Elles laisseront sans aucun doute la sale besogne aux fameuses organisations de la société civile qu’elles manipulent à souhait, certaines d’entre elles étant purement et simplement leur création. Le Mouvement Yerewolo Debout sur les Remparts donne déjà le ton. A travers une lettre adressée au chef de la Minusma, Yerewolo accusant la mission onusienne d’être «devenue une force d’occupation qui ravive et entretient la peur, les clivages ethniques et la méfiance entre les communautés au Mali», demande son «retrait pur et simple» du territoire malien «avant le 22 septembre 2022». Encore un ultimatum!
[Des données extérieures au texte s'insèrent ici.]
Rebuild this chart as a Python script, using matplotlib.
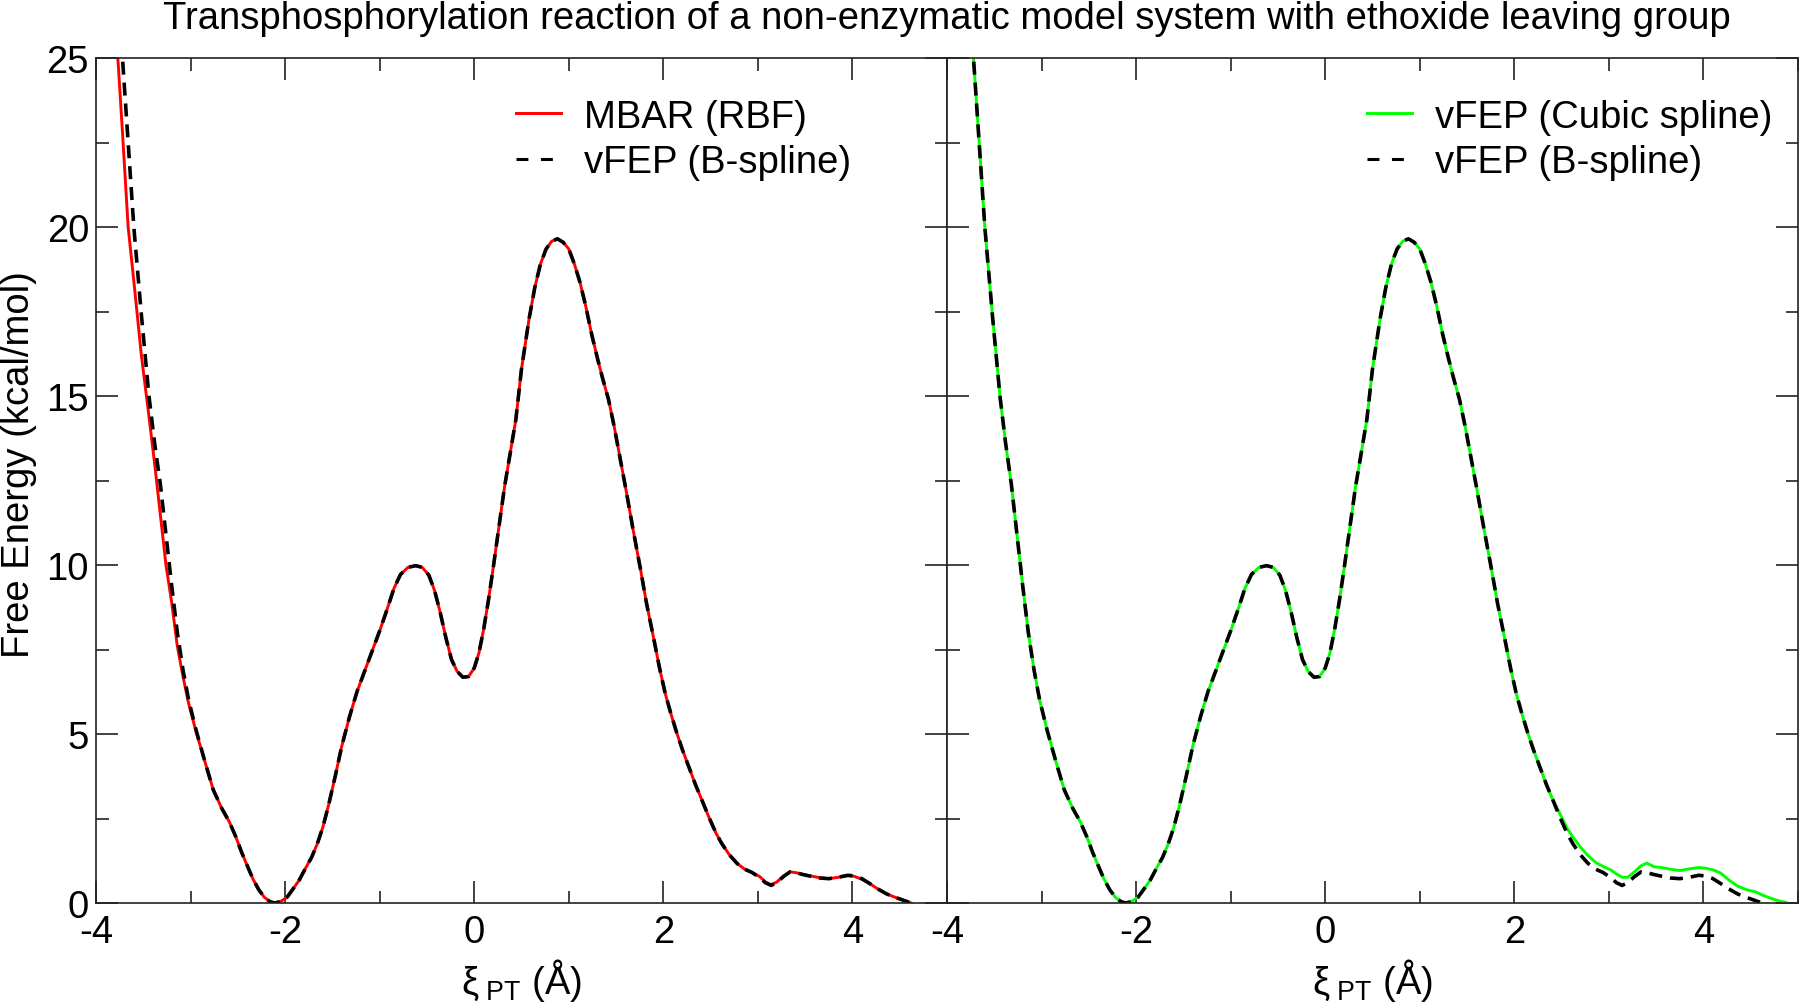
import numpy as np
import matplotlib
matplotlib.use("Agg")
import matplotlib.pyplot as plt
from matplotlib.ticker import MultipleLocator
from matplotlib.lines import Line2D

plt.rcParams['font.family'] = ['Liberation Sans', 'DejaVu Sans']
plt.rcParams['mathtext.fontset'] = 'custom'
plt.rcParams['mathtext.rm'] = 'Liberation Sans'
plt.rcParams['mathtext.it'] = 'Liberation Sans'
plt.rcParams['axes.unicode_minus'] = False

# reaction coordinate grid (Å)
xi = [-3.80, -3.76, -3.72, -3.66, -3.60, -3.52, -3.44, -3.38, -3.32, -3.26,
      -3.20, -3.14, -3.08, -3.02, -2.94, -2.85, -2.76, -2.67, -2.59, -2.52,
      -2.46, -2.40, -2.34, -2.28, -2.22, -2.16, -2.11, -2.05, -1.98, -1.92,
      -1.85, -1.78, -1.72, -1.66, -1.60, -1.54, -1.47, -1.40, -1.32, -1.24,
      -1.16, -1.08, -1.00, -0.92, -0.85, -0.78, -0.70, -0.62, -0.55, -0.48,
      -0.42, -0.36, -0.30, -0.24, -0.18, -0.12, -0.06, 0.00, 0.05, 0.10,
      0.15, 0.20, 0.26, 0.32, 0.38, 0.44, 0.50, 0.58, 0.64, 0.70,
      0.76, 0.82, 0.88, 0.94, 1.00, 1.06, 1.12, 1.18, 1.24, 1.30,
      1.36, 1.42, 1.48, 1.54, 1.60, 1.68, 1.76, 1.82, 1.90, 1.96,
      2.02, 2.08, 2.14, 2.20, 2.28, 2.34, 2.40, 2.48, 2.56, 2.62,
      2.70, 2.78, 2.86, 2.94, 3.02, 3.08, 3.14, 3.20, 3.27, 3.34,
      3.40, 3.48, 3.56, 3.65, 3.75, 3.85, 3.95, 4.02, 4.10, 4.18,
      4.26, 4.36, 4.46, 4.55, 4.62, 4.70, 4.80, 4.87]

nan = np.nan

# vFEP (B-spline), kcal/mol
fe_bspline = [28.3, 26.6, 25.0, 22.5, 20.0, 17.4, 15.0, 13.6, 12.4, 10.9,
              9.4, 8.0, 6.9, 6.0, 5.1, 4.2, 3.35, 2.8, 2.4, 1.95,
              1.5, 1.1, 0.71, 0.40, 0.17, 0.04, 0.0, 0.04, 0.17, 0.40,
              0.68, 1.05, 1.35, 1.75, 2.25, 2.9, 3.75, 4.65, 5.5, 6.25,
              6.85, 7.45, 8.05, 8.7, 9.3, 9.72, 9.93, 9.98, 9.93, 9.70,
              9.25, 8.6, 7.85, 7.2, 6.85, 6.68, 6.7, 6.95, 7.4, 8.1,
              8.95, 9.9, 11.1, 12.3, 13.3, 14.3, 15.8, 17.28, 18.2, 18.9,
              19.35, 19.58, 19.65, 19.55, 19.35, 18.9, 18.35, 17.65, 16.85, 16.15,
              15.5, 14.9, 14.1, 13.2, 12.3, 11.05, 9.85, 8.9, 7.8, 6.95,
              6.2, 5.6, 5.05, 4.55, 3.95, 3.5, 3.1, 2.55, 2.05, 1.75,
              1.42, 1.17, 1.0, 0.9, 0.75, 0.6, 0.52, 0.6, 0.78, 0.92,
              0.9, 0.84, 0.79, 0.74, 0.72, 0.76, 0.82, 0.8, 0.72, 0.58,
              0.43, 0.27, 0.16, 0.07, 0.0, nan, nan, nan]

# MBAR (RBF), kcal/mol
fe_mbar = [26.3, 24.6, 22.8, 20.0, 18.4, 16.2, 14.4, 13.0, 11.5, 10.0,
           8.9, 7.6, 6.7, 5.9, 5.05, 4.2, 3.35, 2.8, 2.4, 1.95,
           1.5, 1.1, 0.71, 0.40, 0.17, 0.04, 0.0, 0.04, 0.17, 0.40,
           0.68, 1.05, 1.35, 1.75, 2.25, 2.9, 3.75, 4.65, 5.5, 6.25,
           6.85, 7.45, 8.05, 8.7, 9.3, 9.72, 9.93, 9.98, 9.93, 9.70,
           9.25, 8.6, 7.85, 7.2, 6.85, 6.68, 6.7, 6.95, 7.4, 8.1,
           8.95, 9.9, 11.1, 12.3, 13.3, 14.3, 15.8, 17.28, 18.2, 18.9,
           19.35, 19.58, 19.65, 19.55, 19.35, 18.9, 18.35, 17.65, 16.85, 16.15,
           15.5, 14.9, 14.1, 13.2, 12.3, 11.05, 9.85, 8.9, 7.8, 6.95,
           6.2, 5.6, 5.05, 4.55, 3.95, 3.5, 3.1, 2.55, 2.05, 1.75,
           1.42, 1.17, 1.0, 0.9, 0.78, 0.62, 0.54, 0.62, 0.8, 0.92,
           0.9, 0.84, 0.8, 0.75, 0.72, 0.76, 0.81, 0.79, 0.7, 0.58,
           0.43, 0.27, 0.16, 0.07, 0.0, nan, nan, nan]

# vFEP (Cubic spline), kcal/mol
fe_cubic = [28.3, 26.6, 25.0, 22.5, 20.0, 17.4, 15.0, 13.6, 12.4, 10.9,
            9.4, 8.0, 6.9, 6.0, 5.1, 4.2, 3.35, 2.8, 2.4, 1.95,
            1.5, 1.1, 0.71, 0.40, 0.17, 0.04, 0.0, 0.04, 0.17, 0.40,
            0.68, 1.05, 1.35, 1.75, 2.25, 2.9, 3.75, 4.65, 5.5, 6.25,
            6.85, 7.45, 8.05, 8.7, 9.3, 9.72, 9.93, 9.98, 9.93, 9.70,
            9.25, 8.6, 7.85, 7.2, 6.85, 6.68, 6.7, 6.95, 7.4, 8.1,
            8.95, 9.9, 11.1, 12.3, 13.3, 14.3, 15.8, 17.28, 18.2, 18.9,
            19.35, 19.58, 19.65, 19.55, 19.35, 18.9, 18.35, 17.65, 16.85, 16.15,
            15.5, 14.9, 14.1, 13.2, 12.3, 11.05, 9.85, 8.9, 7.8, 6.95,
            6.2, 5.6, 5.05, 4.55, 3.95, 3.5, 3.1, 2.65, 2.2, 1.95,
            1.65, 1.4, 1.2, 1.08, 0.98, 0.86, 0.76, 0.76, 0.92, 1.1,
            1.18, 1.07, 1.05, 1.0, 0.96, 1.01, 1.05, 1.03, 0.98, 0.89,
            0.7, 0.5, 0.39, 0.33, 0.24, 0.15, 0.06, 0.02]

title = "Transphosphorylation reaction of a non-enzymatic model system with ethoxide leaving group"
xlabel = r"$\xi_{\ \mathrm{PT}}$ (Å)"
ylabel = "Free Energy (kcal/mol)"

fs = 27.5
fig = plt.figure(figsize=(18, 10.04), dpi=100)
ax1 = fig.add_axes([96/1800, 1 - 904/1004, 851/1800, 845/1004])
ax2 = fig.add_axes([947/1800, 1 - 904/1004, 851/1800, 845/1004])

dash = (3.6, 2.2)
lw_dash = 2.6
lw_solid = 2.1
ax1.plot(xi, fe_mbar, color='#ff0000', lw=lw_solid)
ax1.plot(xi, fe_bspline, color='black', lw=lw_dash, dashes=dash)
ax2.plot(xi, fe_cubic, color='#00ff00', lw=lw_solid)
ax2.plot(xi, fe_bspline, color='black', lw=lw_dash, dashes=dash)

# legend handles (the legend dash is sparser than on the curve)
def leg_handles(col):
    return [Line2D([], [], color=col, lw=lw_solid),
            Line2D([], [], color='black', lw=2.2, dashes=(3.9, 4.1))]

for ax in (ax1, ax2):
    ax.set_xlim(-4, 5)
    ax.set_ylim(0, 25)
    ax.xaxis.set_major_locator(MultipleLocator(2))
    ax.xaxis.set_minor_locator(MultipleLocator(1))
    ax.yaxis.set_major_locator(MultipleLocator(5))
    ax.yaxis.set_minor_locator(MultipleLocator(2.5))
    ax.tick_params(which='both', direction='in', top=True, right=True,
                   width=1.2, labelsize=fs, color='#222222')
    ax.tick_params(which='major', length=16)
    ax.tick_params(which='minor', length=9)
    ax.tick_params(axis='x', pad=8)
    ax.tick_params(axis='y', pad=5)
    for s in ax.spines.values():
        s.set_linewidth(1.2)
        s.set_color('#222222')
    ax.set_xlabel(xlabel, fontsize=fs, labelpad=4)

ax1.legend(leg_handles('#ff0000'), ["MBAR (RBF)", "vFEP (B-spline)"],
           loc='upper left', bbox_to_anchor=(0.493, 0.952), frameon=False,
           fontsize=fs, handlelength=1.2, handletextpad=0.6,
           labelspacing=0.25, borderpad=0, borderaxespad=0)
ax2.legend(leg_handles('#00ff00'), ["vFEP (Cubic spline)", "vFEP (B-spline)"],
           loc='upper left', bbox_to_anchor=(0.493, 0.952), frameon=False,
           fontsize=fs, handlelength=1.2, handletextpad=0.6,
           labelspacing=0.25, borderpad=0, borderaxespad=0)

ax2.tick_params(axis='y', labelleft=False)
ax1.set_ylabel(ylabel, fontsize=fs)
ax1.yaxis.set_label_coords(-0.069, 0.52)

fig.text(947/1800, 1 - 1/1004, title, ha='center', va='top', fontsize=fs)

fig.savefig("out.png", dpi=100)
Le bras-de-fer est-il donc engagé entre la junte malienne et l’ONU à travers la Minusma? A moins que ce soit simplement une autre ruse du colonel Assimi Goïta qui se serait alors mis à l’école de Feu Charles Pasqua, à qui il est attribué le théorème de «L’affaire dans l’affaire». En effet, l’ancien ministre français de l’Intérieur aurait dit que «quand on est emmerdé par une affaire, il faut susciter une affaire dans l’affaire, et si nécessaire une autre affaire dans l’affaire de l’affaire, jusqu’à ce que personne n’y comprenne plus rien.»

En tout cas, le président togolais, Faure Gnassingbé choisi comme médiateur par le Mali dans la crise qui l’oppose à la Côte d’Ivoire dans l’affaire des 49 militaires ivoiriens, risque de voir sa compétence s’étendre jusqu’à New York. A moins que dans cette affaire avec l’organisation mondiale, le colonel putschiste se trouve un autre facilitateur comme…le Russe Vladimir Poutine!